Let $ABC$ be a triangle with $AB < AC$ inscribed in $(O)$. Tangent line at $A$ of $(O)$ cuts $BC$ at $D$. Take $H$ as the projection of $A$ on $OD$ and $E,F$ as projections of $H$ on $AB,AC$.Suppose that $EF$ cuts $(O)$ at $R,S$. Prove that $(HRS)$ is tangent to $OD$
parmenides51 wrote:
Let $ABC$ be a triangle with $AB < AC$ inscribed in $(O)$. Tangent line at $A$ of $(O)$ cuts $BC$ at $D$. Take $H$ as the projection of $A$ on $OD$ and $E,F$ as projections of $H$ on $AB,AC$.Suppose that $EF$ cuts $(O)$ at $R,S$. Prove that $(HRS)$ is tangent to $OD$
Saniva_Rakib_Soha wrote:
Let $ABC$ be an acute-angled triangle with $AB>AC$, circumcircle $S$ and $M$ be the midpoint of $BC$. A point $N$ lies inside of $ABC$ so that $DE$ is perpendicular to $AM$, where $D$ and $E$ are the feet of the altitudes from $N$ to $AB$ and $AC$,respectively.

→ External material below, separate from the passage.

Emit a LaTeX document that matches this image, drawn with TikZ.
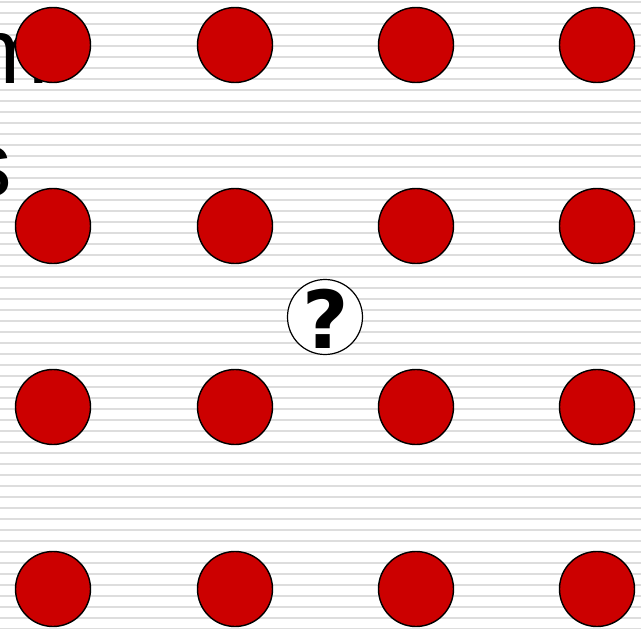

The circumcircle of $ADE$ meets $S$ again at $L$ and $K$ is the intersection point of $AL$ and $DE$. Line $AN$ meets $S$ again at $F$. If $N$ coincides with the midpoint of $AF$, show that $KA=KF$.
In Problem $1$, let $(AEF)\cap (ABC)=P$ and $AP\cap EF=T$. Since $N$ in Problem $2$ is $T$ in Problem $1$, we get in Problem $1$ $TA=TG$ where $G$ is intersection of another tangent to $(ABC)$ from $D$ with $(ABC)$. So $D-T-H$ are collinear $\implies TE\cdot TF=TH^2=TP\cdot TA=TR\cdot TS \implies TR\cdot TS=TH^2$. So $(RHS)$ tangent to $TH$ at $H$. So we are done!